Where your customers are: Homeowners with sloped lots, erosion, or drainage problems; builders and developers needing grade retention; and commercial properties with parking and landscape grade changes. Demand concentrates in spring through fall and after erosion or drainage issues appear.

How long it takes to build a client base: First projects typically come within four to eight weeks of marketing with a portfolio. A steady, referral-fed pipeline of higher-value walls usually develops over four to nine months as completed walls become visible.

What is usually a waste of time: Broad untargeted advertising and competing as the cheapest bidder.
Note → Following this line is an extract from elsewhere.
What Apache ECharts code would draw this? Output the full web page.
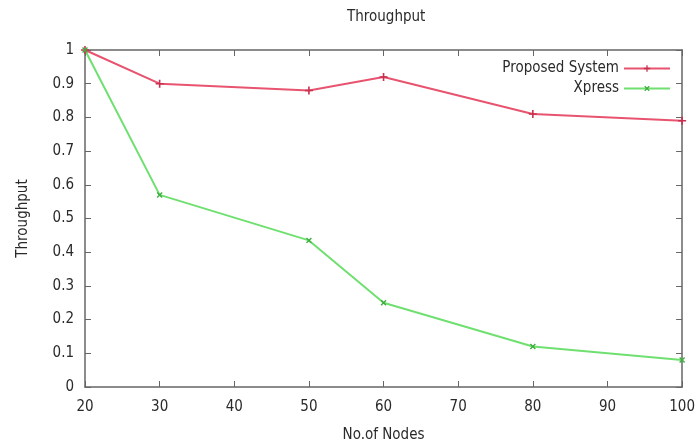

Walls are high-stakes structures, and customers shopping purely on price are exactly the ones likely to dispute the cost of doing it right.

How this business scales

Can you grow it to full-time? Yes. High per-project revenue means a skilled installer with steady leads reaches full-time income, limited mainly by season, crew capacity, and equipment.

Can you hire people and step back? Achievable but demanding. Walls require skilled, well-supervised crews because errors are buried and dangerous. With training, standards, and a strong foreman you can step toward estimating and managing, but quality control is critical.

Can you sell it one day? A business with equipment, trained crew, a strong portfolio, manufacturer relationships, and a referral pipeline has solid resale value. Documented systems and crew capability make it far more sellable than an owner-operator dependent on your own hands.

What scaling actually requires: Owned or reliably available heavy equipment, trained crews, engineering and material-yard relationships, disciplined estimating, and working capital to float material and labor across multiple simultaneous projects.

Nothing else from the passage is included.